REQUEST:
Only the lines starting at the one with "Give me the matplotlib source for this chart." and ending at the one with "8.0e-4, 1.18e-5, 1.18e-5]" should be copied, exactly and with both ends kept.

DATA LISTING:
--------------------------------------------------

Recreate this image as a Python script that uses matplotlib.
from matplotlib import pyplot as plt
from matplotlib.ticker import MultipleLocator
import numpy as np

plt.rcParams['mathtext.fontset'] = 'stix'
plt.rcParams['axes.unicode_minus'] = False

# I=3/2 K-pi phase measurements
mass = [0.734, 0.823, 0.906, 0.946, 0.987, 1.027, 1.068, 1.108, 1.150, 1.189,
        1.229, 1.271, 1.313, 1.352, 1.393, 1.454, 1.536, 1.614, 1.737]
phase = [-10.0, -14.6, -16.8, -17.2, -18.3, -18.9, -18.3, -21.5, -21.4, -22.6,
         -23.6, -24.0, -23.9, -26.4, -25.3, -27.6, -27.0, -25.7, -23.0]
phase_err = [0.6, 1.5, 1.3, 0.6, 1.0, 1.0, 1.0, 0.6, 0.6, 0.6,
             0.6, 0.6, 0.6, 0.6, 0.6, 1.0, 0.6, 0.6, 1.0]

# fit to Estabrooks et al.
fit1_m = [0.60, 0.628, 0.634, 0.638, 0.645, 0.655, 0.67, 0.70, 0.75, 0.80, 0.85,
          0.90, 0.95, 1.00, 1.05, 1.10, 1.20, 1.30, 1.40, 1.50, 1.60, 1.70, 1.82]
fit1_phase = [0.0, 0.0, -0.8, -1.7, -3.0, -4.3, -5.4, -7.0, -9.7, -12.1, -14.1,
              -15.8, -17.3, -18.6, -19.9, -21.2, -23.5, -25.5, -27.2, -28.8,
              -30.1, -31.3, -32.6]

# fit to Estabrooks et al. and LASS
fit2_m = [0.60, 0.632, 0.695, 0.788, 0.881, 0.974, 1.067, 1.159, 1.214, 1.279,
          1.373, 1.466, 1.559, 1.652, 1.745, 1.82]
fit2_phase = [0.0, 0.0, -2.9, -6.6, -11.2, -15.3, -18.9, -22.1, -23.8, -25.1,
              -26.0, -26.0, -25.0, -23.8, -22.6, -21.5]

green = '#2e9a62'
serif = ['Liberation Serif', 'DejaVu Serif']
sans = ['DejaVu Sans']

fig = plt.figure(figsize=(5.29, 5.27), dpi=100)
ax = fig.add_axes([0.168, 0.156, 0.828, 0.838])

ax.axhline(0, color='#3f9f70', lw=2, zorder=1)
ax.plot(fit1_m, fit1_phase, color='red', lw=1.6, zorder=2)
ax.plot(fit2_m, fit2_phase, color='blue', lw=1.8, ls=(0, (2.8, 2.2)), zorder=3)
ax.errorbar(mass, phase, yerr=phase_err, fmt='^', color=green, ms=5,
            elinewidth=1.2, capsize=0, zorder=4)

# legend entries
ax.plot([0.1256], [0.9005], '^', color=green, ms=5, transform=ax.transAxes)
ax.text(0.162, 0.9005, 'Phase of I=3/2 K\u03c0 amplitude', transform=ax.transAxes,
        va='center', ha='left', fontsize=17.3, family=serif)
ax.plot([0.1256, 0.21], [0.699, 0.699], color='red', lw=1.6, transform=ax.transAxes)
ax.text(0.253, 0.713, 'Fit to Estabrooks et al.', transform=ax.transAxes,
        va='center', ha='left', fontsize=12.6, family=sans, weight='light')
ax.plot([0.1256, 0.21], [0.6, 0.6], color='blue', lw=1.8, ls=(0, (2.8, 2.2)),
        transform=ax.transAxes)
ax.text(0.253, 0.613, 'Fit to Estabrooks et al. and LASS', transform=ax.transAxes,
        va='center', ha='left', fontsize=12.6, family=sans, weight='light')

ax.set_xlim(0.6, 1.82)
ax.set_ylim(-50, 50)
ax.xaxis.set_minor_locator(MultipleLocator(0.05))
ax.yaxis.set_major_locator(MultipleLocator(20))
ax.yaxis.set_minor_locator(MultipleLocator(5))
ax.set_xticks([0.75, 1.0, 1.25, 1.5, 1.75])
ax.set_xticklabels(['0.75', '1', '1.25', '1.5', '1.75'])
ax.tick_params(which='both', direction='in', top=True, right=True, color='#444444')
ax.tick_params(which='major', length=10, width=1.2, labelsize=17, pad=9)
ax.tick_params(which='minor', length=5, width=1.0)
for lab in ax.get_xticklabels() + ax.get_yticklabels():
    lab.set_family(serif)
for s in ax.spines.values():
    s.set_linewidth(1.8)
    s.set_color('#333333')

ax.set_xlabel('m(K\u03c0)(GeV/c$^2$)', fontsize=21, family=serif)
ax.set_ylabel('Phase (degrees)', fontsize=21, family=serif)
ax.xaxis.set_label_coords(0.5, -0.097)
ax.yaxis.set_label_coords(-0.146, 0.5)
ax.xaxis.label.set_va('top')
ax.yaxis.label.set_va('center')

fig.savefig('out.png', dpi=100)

--------------------------------------------------

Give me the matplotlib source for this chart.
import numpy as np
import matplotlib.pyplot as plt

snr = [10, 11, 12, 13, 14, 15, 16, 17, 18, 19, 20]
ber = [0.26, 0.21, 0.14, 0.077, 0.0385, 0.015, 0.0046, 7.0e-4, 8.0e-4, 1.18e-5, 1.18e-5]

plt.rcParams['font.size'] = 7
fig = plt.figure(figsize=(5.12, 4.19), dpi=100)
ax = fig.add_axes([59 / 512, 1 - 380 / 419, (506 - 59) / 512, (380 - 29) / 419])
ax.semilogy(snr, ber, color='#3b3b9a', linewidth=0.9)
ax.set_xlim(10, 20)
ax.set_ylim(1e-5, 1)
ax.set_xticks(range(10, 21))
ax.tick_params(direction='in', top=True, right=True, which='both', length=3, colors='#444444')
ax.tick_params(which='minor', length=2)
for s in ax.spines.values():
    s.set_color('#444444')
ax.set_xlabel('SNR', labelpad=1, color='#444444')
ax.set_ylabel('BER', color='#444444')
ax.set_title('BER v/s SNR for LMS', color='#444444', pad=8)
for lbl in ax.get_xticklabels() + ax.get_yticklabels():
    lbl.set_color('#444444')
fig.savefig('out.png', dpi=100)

--------------------------------------------------

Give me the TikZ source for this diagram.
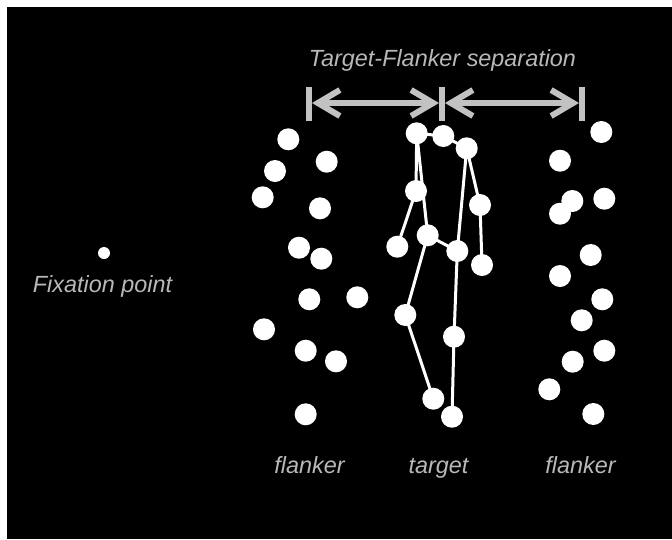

--------------------------------------------------

OUTPUT OF THE TASK:
Give me the matplotlib source for this chart.
import numpy as np
import matplotlib.pyplot as plt

snr = [10, 11, 12, 13, 14, 15, 16, 17, 18, 19, 20]
ber = [0.26, 0.21, 0.14, 0.077, 0.0385, 0.015, 0.0046, 7.0e-4, 8.0e-4, 1.18e-5, 1.18e-5]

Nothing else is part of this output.